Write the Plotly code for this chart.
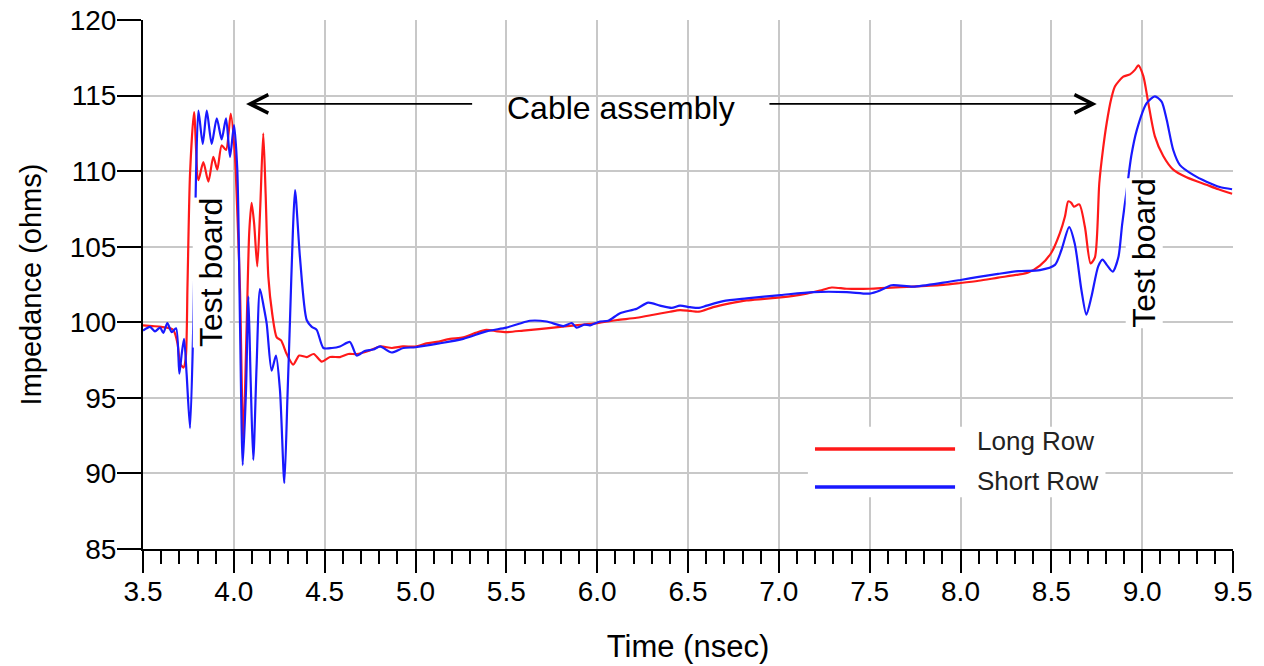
import plotly.graph_objects as go

# ---- data ----
long_x = [3.50, 3.55, 3.60, 3.65, 3.667, 3.69, 3.704, 3.722, 3.735, 3.745, 3.759, 3.781, 3.805, 3.832,
          3.860, 3.887, 3.909, 3.933, 3.957, 3.983, 4.006, 4.020, 4.034, 4.052, 4.071, 4.085, 4.098,
          4.112, 4.129, 4.145, 4.162, 4.175, 4.190, 4.212, 4.236, 4.26, 4.291, 4.327, 4.36, 4.401,
          4.44, 4.484, 4.53, 4.584, 4.63, 4.676, 4.74, 4.805, 4.87, 4.93, 5.0, 5.06, 5.117, 5.19,
          5.263, 5.33, 5.39, 5.45, 5.5, 5.593, 5.68, 5.759, 5.88, 6.0, 6.11, 6.218, 6.31, 6.401,
          6.456, 6.511, 6.56, 6.639, 6.73, 6.823, 6.92, 7.01, 7.08, 7.153, 7.227, 7.291, 7.374, 7.5,
          7.594, 7.74, 7.906, 8.0, 8.1, 8.207, 8.317, 8.373, 8.437, 8.5, 8.547, 8.575, 8.593, 8.61,
          8.624, 8.654, 8.685, 8.716, 8.740, 8.764, 8.785, 8.805, 8.83, 8.850, 8.896, 8.933, 8.96,
          8.979, 9.006, 9.034, 9.07, 9.116, 9.171, 9.244, 9.354, 9.42, 9.495]
long_y = [99.8, 99.75, 99.7, 99.6, 99.5, 98.6, 97.3, 97.0, 97.6, 102.5, 109.85, 113.9, 109.4, 110.6,
          109.3, 110.95, 110.1, 111.7, 111.4, 113.8, 111.0, 107.0, 102.1, 92.2, 99.9, 106.0, 107.9,
          106.5, 103.7, 107.5, 112.5, 108.5, 103.0, 100.5, 99.0, 98.8, 97.9, 97.2, 97.8, 97.7,
          97.9, 97.4, 97.7, 97.7, 97.9, 97.9, 98.1, 98.4, 98.3, 98.4, 98.4, 98.6, 98.7, 98.9,
          99.0, 99.3, 99.5, 99.4, 99.35, 99.45, 99.55, 99.65, 99.8, 99.95, 100.15, 100.3, 100.5, 100.7,
          100.8, 100.75, 100.7, 101.0, 101.25, 101.45, 101.55, 101.65, 101.75, 101.9, 102.1, 102.3, 102.22, 102.22,
          102.28, 102.36, 102.47, 102.6, 102.75, 102.95, 103.15, 103.3, 103.75, 104.6, 105.9, 107.0, 108.0, 107.9,
          107.65, 107.8, 106.3, 103.9, 104.3, 109.2, 111.5, 113.2, 114.8, 115.6, 116.25, 116.4, 116.7,
          117.0, 116.3, 114.5, 112.3, 111.0, 110.1, 109.6, 109.1, 108.8, 108.5]

short_x = [3.50, 3.52, 3.539, 3.566, 3.594, 3.612, 3.634, 3.658, 3.682, 3.700, 3.713, 3.726, 3.740,
           3.759, 3.777, 3.792, 3.805, 3.829, 3.851, 3.878, 3.906, 3.933, 3.957, 3.979, 4.001, 4.019,
           4.034, 4.049, 4.067, 4.080, 4.093, 4.107, 4.125, 4.144, 4.165, 4.181, 4.208, 4.232, 4.254,
           4.278, 4.295, 4.309, 4.325, 4.337, 4.364, 4.401, 4.429, 4.456, 4.493, 4.54, 4.584, 4.639,
           4.676, 4.72, 4.768, 4.805, 4.869, 4.933, 5.0, 5.13, 5.263, 5.39, 5.5, 5.57, 5.630, 5.722,
           5.814, 5.86, 5.887, 5.93, 5.961, 6.016, 6.061, 6.126, 6.218, 6.281, 6.346, 6.410, 6.456,
           6.511, 6.56, 6.603, 6.694, 6.823, 7.01, 7.19, 7.374, 7.5, 7.557, 7.621, 7.74, 7.906, 8.0,
           8.1, 8.207, 8.317, 8.437, 8.52, 8.556, 8.598, 8.629, 8.666, 8.693, 8.721, 8.758, 8.782,
           8.805, 8.838, 8.869, 8.89, 8.915, 8.940, 8.970, 9.025, 9.07, 9.107, 9.135, 9.171, 9.208,
           9.281, 9.354, 9.427, 9.495]
short_y = [99.45, 99.6, 99.7, 99.4, 99.65, 99.3, 99.95, 99.35, 99.6, 96.6, 97.9, 98.9, 96.6,
           93.0, 99.9, 109.85, 114.0, 111.8, 114.0, 111.8, 113.5, 112.1, 113.5, 110.95, 113.05, 110.1,
           99.9, 90.55, 95.5, 101.7, 96.0, 90.9, 97.0, 102.2, 101.0, 99.9, 96.8, 97.8, 95.5,
           89.35, 95.0, 100.1, 106.0, 108.75, 104.3, 100.15, 99.7, 99.5, 98.3, 98.3, 98.4, 98.7,
           97.8, 98.1, 98.2, 98.4, 98.0, 98.3, 98.35, 98.6, 98.9, 99.4, 99.65, 99.9, 100.1, 100.05,
           99.75, 99.95, 99.65, 99.85, 99.8, 100.05, 100.1, 100.6, 100.9, 101.3, 101.1, 100.95, 101.1,
           101.0, 100.95, 101.1, 101.4, 101.58, 101.8, 102.0, 102.0, 101.9, 102.1, 102.45, 102.36, 102.62, 102.8,
           103.0, 103.2, 103.38, 103.45, 103.8, 104.8, 106.3, 105.2, 102.1, 100.5, 101.7, 103.7, 104.15,
           103.8, 103.35, 104.3, 106.5, 108.75, 111.0, 112.7, 114.5, 114.95, 114.6, 113.4, 111.4, 110.4,
           109.75, 109.3, 108.95, 108.8]

series_names = ["Long Row", "Short Row"]
series_colors = ["rgb(255,25,25)", "rgb(25,25,255)"]
x_ticks = [3.5, 4.0, 4.5, 5.0, 5.5, 6.0, 6.5, 7.0, 7.5, 8.0, 8.5, 9.0, 9.5]
y_ticks = [85, 90, 95, 100, 105, 110, 115, 120]

FONT = "Liberation Sans, Arial, Helvetica, sans-serif"

fig = go.Figure()
fig.add_trace(go.Scatter(x=long_x, y=long_y, mode="lines", name=series_names[0],
                         line=dict(color=series_colors[0], width=2.2, shape="spline", smoothing=0.7),
                         showlegend=False))
fig.add_trace(go.Scatter(x=short_x, y=short_y, mode="lines", name=series_names[1],
                         line=dict(color=series_colors[1], width=2.2, shape="spline", smoothing=0.7),
                         showlegend=False))

fig.update_layout(
    width=1264, height=666,
    margin=dict(l=143, r=31, t=20, b=117, autoexpand=False),
    paper_bgcolor="white", plot_bgcolor="white",
    font=dict(family=FONT, color="black", size=28),
)

fig.update_xaxes(
    range=[3.5, 9.5], tickvals=x_ticks, ticktext=[f"{v:.1f}" for v in x_ticks],
    showgrid=True, gridcolor="#c8c8c8", gridwidth=2,
    showline=True, linecolor="black", linewidth=2,
    ticks="outside", ticklen=22, tickwidth=2, tickcolor="black",
    tickfont=dict(size=28, family=FONT), ticklabelstandoff=-6, ticklabeloverflow="allow",
    minor=dict(dtick=0.1, tick0=3.5, ticks="outside", ticklen=13, tickwidth=2,
               tickcolor="black", showgrid=False),
    title=dict(text="Time (nsec)", font=dict(size=31, family=FONT), standoff=30),
    zeroline=False, automargin=False,
)
fig.update_yaxes(
    range=[85, 120], tickvals=y_ticks,
    showgrid=True, gridcolor="#c8c8c8", gridwidth=2,
    showline=True, linecolor="black", linewidth=2,
    ticks="outside", ticklen=24, tickwidth=2, tickcolor="black",
    tickfont=dict(size=28, family=FONT), ticklabelstandoff=-5, ticklabeloverflow="allow",
    title=dict(text="Impedance (ohms)", font=dict(size=29, family=FONT), standoff=20),
    zeroline=False, automargin=False,
)

# Arrows and annotation texts
fig.add_annotation(x=4.067, y=114.45, ax=5.32, ay=114.45, axref="x", ayref="y",
                   xref="x", yref="y", text="", showarrow=True, arrowhead=5,
                   arrowsize=2.0, arrowwidth=1.8, arrowcolor="black", standoff=0)
fig.add_annotation(x=8.75, y=114.45, ax=6.94, ay=114.45, axref="x", ayref="y",
                   xref="x", yref="y", text="", showarrow=True, arrowhead=5,
                   arrowsize=2.0, arrowwidth=1.8, arrowcolor="black", standoff=0)
fig.add_annotation(x=6.13, y=114.2, xref="x", yref="y", text="Cable assembly",
                   showarrow=False, font=dict(size=32, family=FONT, color="black"))
fig.add_annotation(x=3.878, y=103.3, xref="x", yref="y", text="Test board", textangle=-90,
                   showarrow=False, font=dict(size=32, family=FONT, color="black"),
                   bgcolor="white", borderpad=0)
fig.add_annotation(x=9.01, y=104.6, xref="x", yref="y", text="Test board", textangle=-90,
                   showarrow=False, font=dict(size=32, family=FONT, color="black"),
                   bgcolor="white", borderpad=0)

# Legend box (drawn manually to match the long legend lines)
fig.add_shape(type="rect", xref="paper", yref="paper", x0=0.610, x1=0.883, y0=0.098, y1=0.231,
              fillcolor="white", line=dict(width=0), layer="above")
fig.add_shape(type="line", xref="paper", yref="paper", x0=0.6165, x1=0.745, y0=0.189, y1=0.189,
              line=dict(color=series_colors[0], width=3.5), layer="above")
fig.add_shape(type="line", xref="paper", yref="paper", x0=0.6165, x1=0.745, y0=0.117, y1=0.117,
              line=dict(color=series_colors[1], width=3.5), layer="above")
fig.add_annotation(x=0.763, y=0.204, xref="paper", yref="paper", text=series_names[0],
                   xanchor="left", yanchor="middle", showarrow=False,
                   font=dict(size=26, family=FONT, color="#222"))
fig.add_annotation(x=0.763, y=0.1285, xref="paper", yref="paper", text=series_names[1],
                   xanchor="left", yanchor="middle", showarrow=False,
                   font=dict(size=26, family=FONT, color="#222"))

# Remove the default 8px page margin so the figure sits at the window's corner.
fig.write_html("out.html", config={"displayModeBar": False},
               post_script="document.body.style.margin='0px';")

============================================================

→ What needs to be done:
Extract, word for word, each line from the top of the data down to and including the line with "import plotly.graph_objects as go"; skip the pictures.

→ Answer to the problem:
Write the Plotly code for this chart.
import plotly.graph_objects as go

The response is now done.